> _Do this_
Return a copy of each line that holds the string "Python".
════════
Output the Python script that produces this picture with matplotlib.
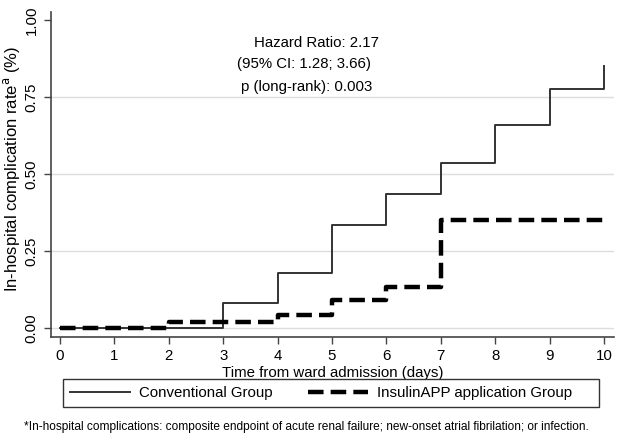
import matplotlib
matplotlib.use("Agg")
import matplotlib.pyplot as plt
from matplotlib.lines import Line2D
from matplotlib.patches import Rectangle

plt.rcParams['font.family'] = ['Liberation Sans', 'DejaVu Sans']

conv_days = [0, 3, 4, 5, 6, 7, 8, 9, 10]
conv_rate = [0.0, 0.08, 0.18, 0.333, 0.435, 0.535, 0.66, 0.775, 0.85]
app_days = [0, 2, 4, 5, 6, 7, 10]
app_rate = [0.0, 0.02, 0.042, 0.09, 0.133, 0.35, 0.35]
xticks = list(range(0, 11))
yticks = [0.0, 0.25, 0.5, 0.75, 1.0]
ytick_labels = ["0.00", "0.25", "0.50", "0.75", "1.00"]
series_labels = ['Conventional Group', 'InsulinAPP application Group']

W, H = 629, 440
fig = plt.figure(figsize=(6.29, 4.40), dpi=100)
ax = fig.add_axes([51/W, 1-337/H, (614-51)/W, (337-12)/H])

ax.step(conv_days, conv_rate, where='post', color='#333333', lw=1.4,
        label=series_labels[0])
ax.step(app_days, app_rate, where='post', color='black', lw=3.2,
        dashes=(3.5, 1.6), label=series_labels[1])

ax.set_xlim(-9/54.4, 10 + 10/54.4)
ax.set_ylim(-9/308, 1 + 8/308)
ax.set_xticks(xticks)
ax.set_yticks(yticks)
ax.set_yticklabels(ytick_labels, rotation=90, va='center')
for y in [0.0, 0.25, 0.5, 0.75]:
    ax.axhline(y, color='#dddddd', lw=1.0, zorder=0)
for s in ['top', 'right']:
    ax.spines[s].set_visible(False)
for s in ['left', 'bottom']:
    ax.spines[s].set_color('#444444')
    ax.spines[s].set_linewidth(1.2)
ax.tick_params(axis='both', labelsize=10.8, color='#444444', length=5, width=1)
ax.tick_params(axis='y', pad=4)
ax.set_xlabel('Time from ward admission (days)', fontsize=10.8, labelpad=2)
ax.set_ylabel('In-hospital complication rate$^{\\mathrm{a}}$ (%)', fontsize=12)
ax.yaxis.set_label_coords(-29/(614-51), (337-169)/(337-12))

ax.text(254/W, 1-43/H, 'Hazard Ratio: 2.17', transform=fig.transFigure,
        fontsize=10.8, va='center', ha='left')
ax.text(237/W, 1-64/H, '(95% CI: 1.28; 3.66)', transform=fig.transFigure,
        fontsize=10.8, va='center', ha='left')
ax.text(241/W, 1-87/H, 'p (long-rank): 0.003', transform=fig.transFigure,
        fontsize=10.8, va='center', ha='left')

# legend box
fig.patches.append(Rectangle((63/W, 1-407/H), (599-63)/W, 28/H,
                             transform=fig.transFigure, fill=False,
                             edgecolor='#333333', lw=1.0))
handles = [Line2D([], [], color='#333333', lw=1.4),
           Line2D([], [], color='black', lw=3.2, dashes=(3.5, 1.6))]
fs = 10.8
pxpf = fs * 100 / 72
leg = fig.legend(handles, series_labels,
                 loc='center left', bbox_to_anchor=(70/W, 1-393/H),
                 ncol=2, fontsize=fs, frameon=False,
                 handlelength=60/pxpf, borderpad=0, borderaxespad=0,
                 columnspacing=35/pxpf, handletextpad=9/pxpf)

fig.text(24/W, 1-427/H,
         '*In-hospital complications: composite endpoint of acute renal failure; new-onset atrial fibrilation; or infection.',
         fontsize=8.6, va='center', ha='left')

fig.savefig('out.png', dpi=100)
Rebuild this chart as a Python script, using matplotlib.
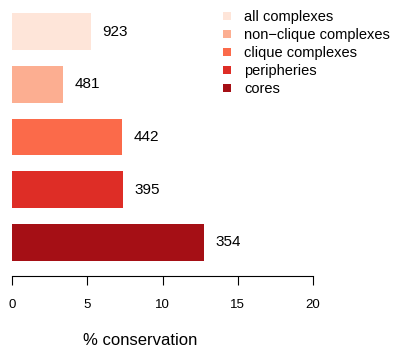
════════
> _Completed exercise_
Output the Python script that produces this picture with matplotlib.
Rebuild this chart as a Python script, using matplotlib.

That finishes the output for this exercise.